Work instructions: Starting at the line that contains "What React, TypeScript" and stopping at the line that contains "import * as d3 from 'd3';", transcribe every line of the material below exactly; pictures stay out.

Source data:

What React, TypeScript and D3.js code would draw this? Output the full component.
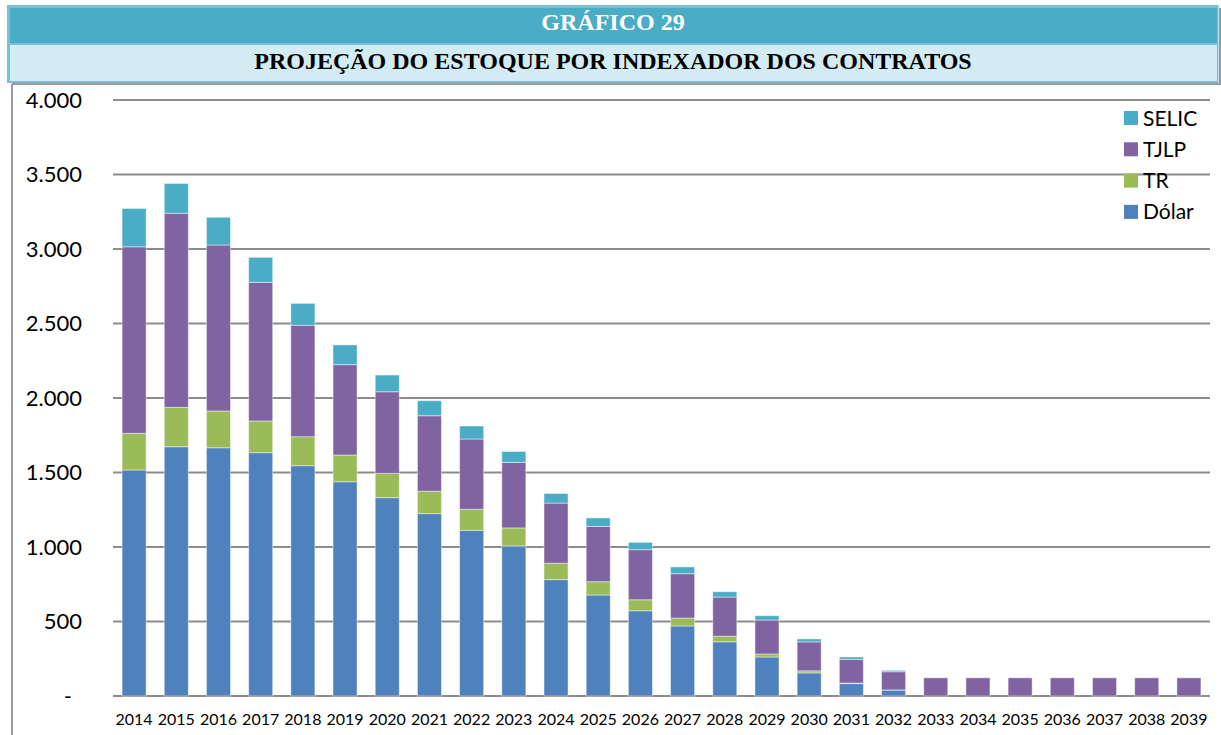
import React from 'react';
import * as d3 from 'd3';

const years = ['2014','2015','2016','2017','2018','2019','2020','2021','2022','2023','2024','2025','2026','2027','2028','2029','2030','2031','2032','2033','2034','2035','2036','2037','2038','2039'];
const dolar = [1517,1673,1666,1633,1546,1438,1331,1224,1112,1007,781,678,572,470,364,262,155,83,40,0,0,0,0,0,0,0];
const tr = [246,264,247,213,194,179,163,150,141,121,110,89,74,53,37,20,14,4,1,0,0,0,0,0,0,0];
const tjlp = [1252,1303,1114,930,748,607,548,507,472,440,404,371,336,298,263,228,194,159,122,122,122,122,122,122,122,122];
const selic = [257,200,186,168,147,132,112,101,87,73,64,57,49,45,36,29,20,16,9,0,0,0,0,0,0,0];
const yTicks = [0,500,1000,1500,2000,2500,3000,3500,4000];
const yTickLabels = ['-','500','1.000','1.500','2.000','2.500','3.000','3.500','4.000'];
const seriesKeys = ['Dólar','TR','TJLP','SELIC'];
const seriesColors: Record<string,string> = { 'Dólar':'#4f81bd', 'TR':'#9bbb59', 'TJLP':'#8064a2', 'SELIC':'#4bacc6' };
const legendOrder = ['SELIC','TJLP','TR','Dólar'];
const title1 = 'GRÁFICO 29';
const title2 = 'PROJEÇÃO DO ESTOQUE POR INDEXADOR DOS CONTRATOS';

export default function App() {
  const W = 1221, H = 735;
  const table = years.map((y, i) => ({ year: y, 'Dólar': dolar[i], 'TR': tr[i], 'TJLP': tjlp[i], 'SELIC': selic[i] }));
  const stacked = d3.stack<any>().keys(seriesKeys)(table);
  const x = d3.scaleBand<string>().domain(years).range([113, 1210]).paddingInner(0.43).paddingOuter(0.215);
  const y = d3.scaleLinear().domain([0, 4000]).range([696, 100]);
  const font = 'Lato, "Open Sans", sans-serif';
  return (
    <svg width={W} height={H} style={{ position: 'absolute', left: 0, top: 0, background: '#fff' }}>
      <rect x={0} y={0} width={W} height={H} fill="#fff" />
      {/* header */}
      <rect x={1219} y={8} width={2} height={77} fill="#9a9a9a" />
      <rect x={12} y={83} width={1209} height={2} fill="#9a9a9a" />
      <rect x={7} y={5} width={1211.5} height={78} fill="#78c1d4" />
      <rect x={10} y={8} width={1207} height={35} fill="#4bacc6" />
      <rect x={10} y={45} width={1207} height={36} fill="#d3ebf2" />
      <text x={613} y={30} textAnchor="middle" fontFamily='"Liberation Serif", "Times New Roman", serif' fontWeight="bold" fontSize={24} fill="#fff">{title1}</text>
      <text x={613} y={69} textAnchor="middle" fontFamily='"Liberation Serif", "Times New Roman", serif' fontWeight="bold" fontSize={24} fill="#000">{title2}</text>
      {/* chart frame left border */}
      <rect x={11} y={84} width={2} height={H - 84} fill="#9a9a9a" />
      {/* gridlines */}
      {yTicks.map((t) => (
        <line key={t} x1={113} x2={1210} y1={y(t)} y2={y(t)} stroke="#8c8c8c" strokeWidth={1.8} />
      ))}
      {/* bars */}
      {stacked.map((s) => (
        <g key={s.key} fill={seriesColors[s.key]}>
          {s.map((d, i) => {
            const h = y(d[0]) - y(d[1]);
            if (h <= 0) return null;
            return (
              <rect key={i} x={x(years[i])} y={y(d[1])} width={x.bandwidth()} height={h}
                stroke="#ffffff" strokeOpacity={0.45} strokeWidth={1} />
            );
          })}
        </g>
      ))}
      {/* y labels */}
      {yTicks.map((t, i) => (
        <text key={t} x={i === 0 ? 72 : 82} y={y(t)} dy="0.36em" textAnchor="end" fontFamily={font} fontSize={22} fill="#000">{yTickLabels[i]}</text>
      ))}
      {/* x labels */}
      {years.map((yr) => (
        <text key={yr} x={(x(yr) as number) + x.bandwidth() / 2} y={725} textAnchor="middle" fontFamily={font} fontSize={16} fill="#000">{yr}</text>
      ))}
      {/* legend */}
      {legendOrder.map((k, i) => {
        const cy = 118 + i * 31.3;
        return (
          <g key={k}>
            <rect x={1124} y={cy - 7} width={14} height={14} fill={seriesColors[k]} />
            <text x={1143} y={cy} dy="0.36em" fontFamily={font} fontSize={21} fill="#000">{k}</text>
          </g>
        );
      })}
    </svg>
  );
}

...

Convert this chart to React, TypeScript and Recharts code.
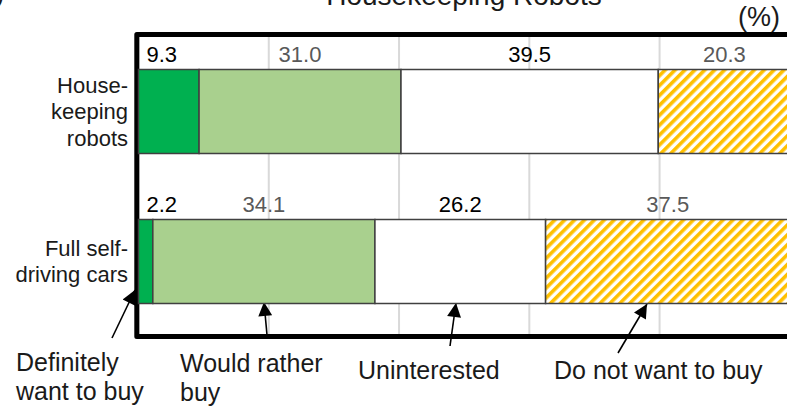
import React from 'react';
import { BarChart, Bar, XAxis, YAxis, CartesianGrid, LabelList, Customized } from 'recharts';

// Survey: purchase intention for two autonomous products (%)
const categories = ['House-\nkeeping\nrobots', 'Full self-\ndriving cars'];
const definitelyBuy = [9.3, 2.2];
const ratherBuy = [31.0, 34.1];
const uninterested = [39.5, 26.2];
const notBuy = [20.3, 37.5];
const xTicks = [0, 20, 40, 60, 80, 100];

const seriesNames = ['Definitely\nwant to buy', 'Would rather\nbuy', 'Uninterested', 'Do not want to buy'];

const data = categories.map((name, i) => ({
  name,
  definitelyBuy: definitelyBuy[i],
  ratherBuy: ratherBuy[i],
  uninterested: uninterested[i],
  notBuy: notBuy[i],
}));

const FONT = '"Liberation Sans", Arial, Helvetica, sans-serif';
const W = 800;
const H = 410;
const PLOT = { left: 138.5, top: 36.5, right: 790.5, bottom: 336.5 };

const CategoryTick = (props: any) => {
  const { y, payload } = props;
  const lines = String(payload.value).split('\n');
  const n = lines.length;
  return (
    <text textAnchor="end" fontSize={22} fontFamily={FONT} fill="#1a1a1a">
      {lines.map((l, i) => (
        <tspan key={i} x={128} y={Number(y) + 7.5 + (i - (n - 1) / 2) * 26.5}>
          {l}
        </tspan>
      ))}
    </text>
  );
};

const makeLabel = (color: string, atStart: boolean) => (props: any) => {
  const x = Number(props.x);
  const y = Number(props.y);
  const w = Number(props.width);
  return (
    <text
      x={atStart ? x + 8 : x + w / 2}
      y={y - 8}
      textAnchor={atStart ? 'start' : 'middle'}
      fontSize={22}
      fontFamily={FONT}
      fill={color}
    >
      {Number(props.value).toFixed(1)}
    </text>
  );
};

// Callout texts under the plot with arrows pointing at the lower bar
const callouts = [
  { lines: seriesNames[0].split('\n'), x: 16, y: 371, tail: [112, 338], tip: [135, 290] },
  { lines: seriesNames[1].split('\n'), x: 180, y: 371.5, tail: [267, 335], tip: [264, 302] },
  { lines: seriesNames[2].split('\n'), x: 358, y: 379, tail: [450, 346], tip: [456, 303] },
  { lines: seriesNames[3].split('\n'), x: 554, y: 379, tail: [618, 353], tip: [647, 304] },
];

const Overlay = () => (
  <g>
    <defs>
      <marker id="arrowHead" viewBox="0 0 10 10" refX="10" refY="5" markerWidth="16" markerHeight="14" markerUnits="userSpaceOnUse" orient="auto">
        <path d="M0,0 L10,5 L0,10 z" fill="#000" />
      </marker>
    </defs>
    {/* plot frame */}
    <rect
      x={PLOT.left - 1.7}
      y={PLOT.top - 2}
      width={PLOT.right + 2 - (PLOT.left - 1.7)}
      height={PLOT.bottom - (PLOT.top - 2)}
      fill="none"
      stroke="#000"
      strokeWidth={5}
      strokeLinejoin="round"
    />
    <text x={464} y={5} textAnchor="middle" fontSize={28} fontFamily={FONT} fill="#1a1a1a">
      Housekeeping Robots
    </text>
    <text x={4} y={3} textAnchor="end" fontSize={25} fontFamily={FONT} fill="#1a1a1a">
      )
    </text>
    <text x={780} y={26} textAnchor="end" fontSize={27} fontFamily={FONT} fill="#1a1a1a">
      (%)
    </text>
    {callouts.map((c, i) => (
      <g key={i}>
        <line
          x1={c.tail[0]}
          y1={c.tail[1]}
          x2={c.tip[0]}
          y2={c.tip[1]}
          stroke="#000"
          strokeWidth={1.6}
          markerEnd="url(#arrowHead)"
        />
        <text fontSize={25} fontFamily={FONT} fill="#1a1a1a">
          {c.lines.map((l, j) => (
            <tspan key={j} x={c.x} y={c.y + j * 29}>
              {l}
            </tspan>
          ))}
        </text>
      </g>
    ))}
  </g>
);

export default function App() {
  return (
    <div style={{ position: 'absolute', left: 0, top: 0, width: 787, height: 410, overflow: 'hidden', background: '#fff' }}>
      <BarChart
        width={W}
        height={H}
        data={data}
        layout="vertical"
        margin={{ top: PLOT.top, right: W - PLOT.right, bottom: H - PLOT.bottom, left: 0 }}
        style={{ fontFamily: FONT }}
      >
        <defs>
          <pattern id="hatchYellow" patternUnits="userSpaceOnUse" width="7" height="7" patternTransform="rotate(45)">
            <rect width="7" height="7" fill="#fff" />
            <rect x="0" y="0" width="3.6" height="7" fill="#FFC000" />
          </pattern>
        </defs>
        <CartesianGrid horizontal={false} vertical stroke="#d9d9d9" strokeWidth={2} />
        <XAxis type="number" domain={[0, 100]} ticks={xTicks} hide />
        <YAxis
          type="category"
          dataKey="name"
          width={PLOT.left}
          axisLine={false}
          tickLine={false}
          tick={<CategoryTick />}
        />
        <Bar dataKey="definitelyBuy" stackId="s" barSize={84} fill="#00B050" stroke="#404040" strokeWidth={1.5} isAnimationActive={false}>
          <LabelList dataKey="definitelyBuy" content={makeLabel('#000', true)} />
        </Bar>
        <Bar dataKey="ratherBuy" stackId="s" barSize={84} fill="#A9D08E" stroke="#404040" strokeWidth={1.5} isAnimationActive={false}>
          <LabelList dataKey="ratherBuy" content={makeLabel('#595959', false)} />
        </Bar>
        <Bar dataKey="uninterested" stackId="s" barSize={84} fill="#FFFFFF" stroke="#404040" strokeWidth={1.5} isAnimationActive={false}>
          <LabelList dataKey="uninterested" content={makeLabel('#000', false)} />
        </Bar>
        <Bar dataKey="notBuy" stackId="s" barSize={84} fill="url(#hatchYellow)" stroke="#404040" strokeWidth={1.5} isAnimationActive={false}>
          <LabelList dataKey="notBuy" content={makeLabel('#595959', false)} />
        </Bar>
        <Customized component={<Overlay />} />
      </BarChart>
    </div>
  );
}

* * *

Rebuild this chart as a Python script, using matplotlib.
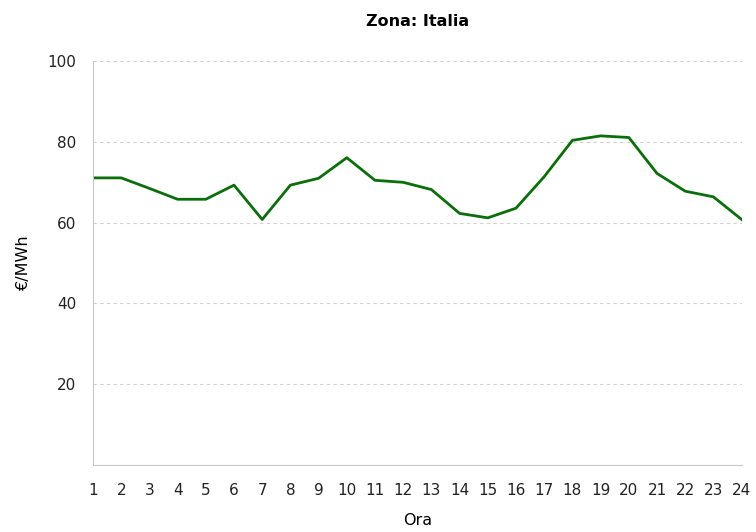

Reply:
What React, TypeScript and D3.js code would draw this? Output the full component.
import React from 'react';
import * as d3 from 'd3';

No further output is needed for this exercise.